«Recuerdo cuando escuché su voz en la plaza mayor de Gijón un verano de 2003, fue como estar ante la presencia de una diosa agresiva, temible y atractiva que ruge cosas que la gente no quiere oír«
En el corazón de Chicago late, las 365 noches del año, el blues del Kingston Mines café, un selecto antro que abrió sus puertas por primera vez en 1968 bajo el lema: «Escucha blues, bebe alcohol, habla en voz alta». Excepto por lo del blues, el lema bien podría valer para la sidrería de mi calle.
En el Kingston Mines la luz es tenue y el aire pesado. En una barra azul con forma de ‘L’, un veterano camarero, iluminado por el brillo de las botellas de bourbon que cubren sus espaldas, sirve destilados a los parroquianos con la severa ritualidad de un sacerdote católico. Con solo mirarte a los ojos, el bartender sabe cuál es la gravedad de tu pecado y en qué licor debe ser purificado. Me escruta como un chamán, se voltea para mirar detenidamente su colección de fármacos, alarga su brazo tatuado y elige un bourbon de Nueva Orleans.
El bourbon, como la pena, sabe dejarte su sabor pegado al alma. Es de un intenso color caramelo. Cuando se pasa por la nariz aparecen notas de canela, nuez mostaza y vainilla. En boca se manifiesta el tofe, la frutas de hueso maduro y los cítricos. Su final el largo, persistente y cargado de reminiscencias.
Sostengo el pesado vaso de cristal con mi mano derecha y, como un monje benedictino que reza alrededor de una claustro milenario, paseo lentamente por el club, deteniéndome en cada una de las fotografías que cubren sus paredes. La imágenes, como el bourbon, retienen el vestigio de noches pasadas. Me detengo en una en la que casi puede oírse la voz rota de Koko Taylor, la mujer que trabajaba como limpiadora durante el día y cantaba en los clubs durante la noche hasta que alcanzó el indiscutible título de reina del blues. Su piel negra brilla como el ébano de Gabón, su mano sostiene con poder un micrófono metálico que parece estar conectado al mismo centro de la tierra, sus ojos se cierran como si abandonasen nuestro espacio-tiempo y su boca se abre para dejar salir un huracán de sonidos que lo trastorna todo a su paso. Recuerdo cuando escuché su voz en la plaza mayor de Gijón un verano de 2003, fue como estar ante la presencia de una diosa agresiva, temible y atractiva que ruge cosas que la gente no quiere oír.

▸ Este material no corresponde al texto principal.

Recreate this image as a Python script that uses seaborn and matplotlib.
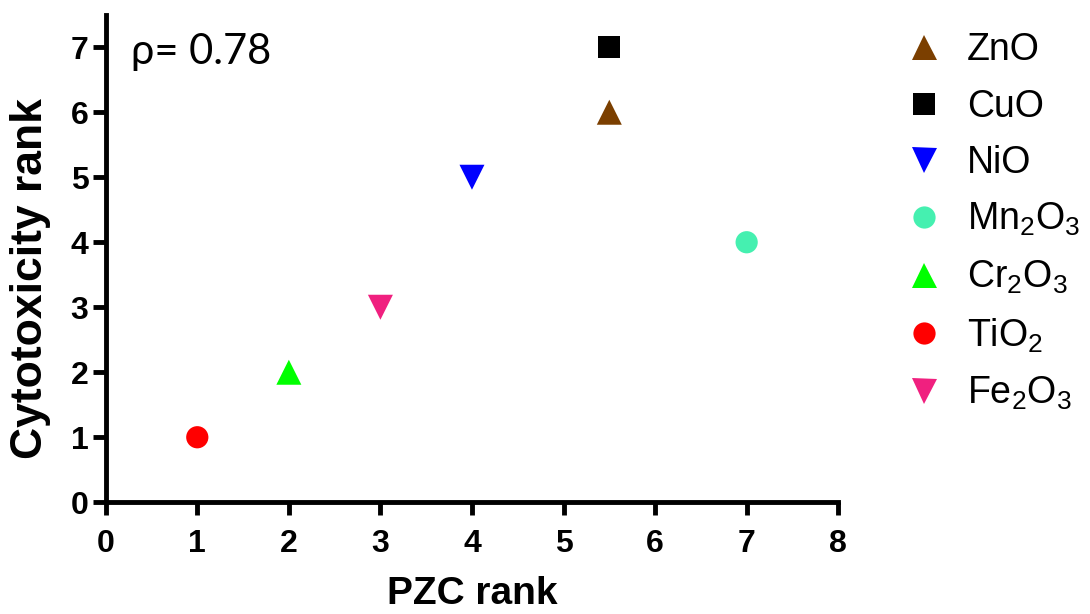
import matplotlib
matplotlib.use("Agg")
import matplotlib.pyplot as plt
from matplotlib.lines import Line2D
import seaborn as sns
import pandas as pd

# Oxide nanoparticles: point-of-zero-charge rank vs cytotoxicity rank
oxides = ["ZnO", "CuO", "NiO", "Mn2O3", "Cr2O3", "TiO2", "Fe2O3"]
labels = ["ZnO", "CuO", "NiO", r"Mn$_2$O$_3$", r"Cr$_2$O$_3$", r"TiO$_2$", r"Fe$_2$O$_3$"]
pzc_rank = [5.5, 5.5, 4, 7, 2, 1, 3]
cyto_rank = [6, 7, 5, 4, 2, 1, 3]
colors = ["#7B3F00", "#000000", "#0000FF", "#45F0B0", "#00FF00", "#FF0000", "#F0207F"]
markers = ["^", "s", "v", "o", "^", "o", "v"]
rho_text = "ρ= 0.78"

df = pd.DataFrame({"oxide": oxides, "pzc": pzc_rank, "cyto": cyto_rank})
palette = dict(zip(oxides, colors))
marker_map = dict(zip(oxides, markers))
# triangles are drawn a bit larger than squares and circles
msize = {"^": 18, "v": 18, "s": 16, "o": 16}
size_map = {o: msize[m] ** 2 for o, m in zip(oxides, markers)}

sns.set_style("ticks")
plt.rcParams["font.family"] = ["Liberation Sans", "DejaVu Sans"]
plt.rcParams["mathtext.fontset"] = "custom"
plt.rcParams["mathtext.rm"] = "Liberation Sans"
plt.rcParams["mathtext.it"] = "Liberation Sans:italic"
plt.rcParams["text.color"] = "black"
plt.rcParams["axes.labelcolor"] = "black"
plt.rcParams["xtick.color"] = "black"
plt.rcParams["ytick.color"] = "black"
plt.rcParams["axes.edgecolor"] = "black"

fig = plt.figure(figsize=(10.9, 6.14), dpi=100)
ax = fig.add_axes([0.097, 0.182, 0.672, 0.794])

sns.scatterplot(data=df, x="pzc", y="cyto", hue="oxide", style="oxide",
                size="oxide", sizes=size_map, size_order=oxides,
                hue_order=oxides, style_order=oxides, palette=palette,
                markers=marker_map, linewidth=0, ax=ax, legend=False,
                zorder=3, clip_on=False)

ax.set_xlim(0, 8)
ax.set_ylim(0, 7.5)
ax.set_xticks(range(0, 9))
ax.set_yticks(range(0, 8))

for side in ["top", "right"]:
    ax.spines[side].set_visible(False)
for side in ["left", "bottom"]:
    ax.spines[side].set_linewidth(3.5)
ax.tick_params(axis="both", width=3.5, length=9.5, labelsize=23)
ax.tick_params(axis="x", pad=10)
ax.tick_params(axis="y", pad=3)
for lab in ax.get_xticklabels() + ax.get_yticklabels():
    lab.set_fontweight("bold")

ax.set_xlabel("PZC rank", fontsize=28, fontweight="bold", labelpad=12)
ax.set_ylabel("Cytotoxicity rank", fontsize=32, fontweight="bold")
ax.yaxis.set_label_coords(-0.075, 0.458)

ax.text(0.034, 0.923, rho_text, transform=ax.transAxes, fontsize=30,
        family=["Lato", "DejaVu Sans"], va="center", ha="left")

handles = [Line2D([], [], linestyle="none", marker=m, color=c,
                  markersize=msize[m], markeredgewidth=0)
           for m, c in zip(markers, colors)]
fig.legend(handles, labels, loc="upper left", bbox_to_anchor=(0.803, 0.99),
           frameon=False, fontsize=27, handletextpad=0.55, labelspacing=0.54,
           handlelength=1.2, borderpad=0.2)

fig.savefig("out.png", dpi=100)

El eléctrico sonido de una guitarra nos obliga a todos a sentarnos. Le siguen un teclado que suena como un órgano de iglesia, un elegante bajo y una batería que acelera progresivamente su paso como los trenes que cruzan el país de costa a costa. El público mueve sus cabezas persiguiendo el frenético ritmo, cuando, de repente, sube al escenario una triste voz negra, vieja y femenina que nos habla de los campos de algodón, de los amores imposibles, del olor de la pobreza, de la nostalgia de libertad, de las hogueras junto al Misisipi, del látigo del negrero, de los burdeles, de perder lo que una vez se tuvo. Algo se rompe dentro de mí cuando la escucho gritar con furia: «Sé que he nacido a morir, pero odio dejar a mis hijos llorando».
No es que el blues sea triste en sí mismo sino que es una música con el poder de transformar la tristeza en belleza. Los esclavos que trabajaban en los campos de sol a sol la inventaron como catarsis para aliviar su dolor. Mientras los blancos adinerados tenían la psicología y al terapeuta para soportar la vida, los negros de los suburbios tenían el blues y a Koko Taylor. Me quedo con Koko Taylor.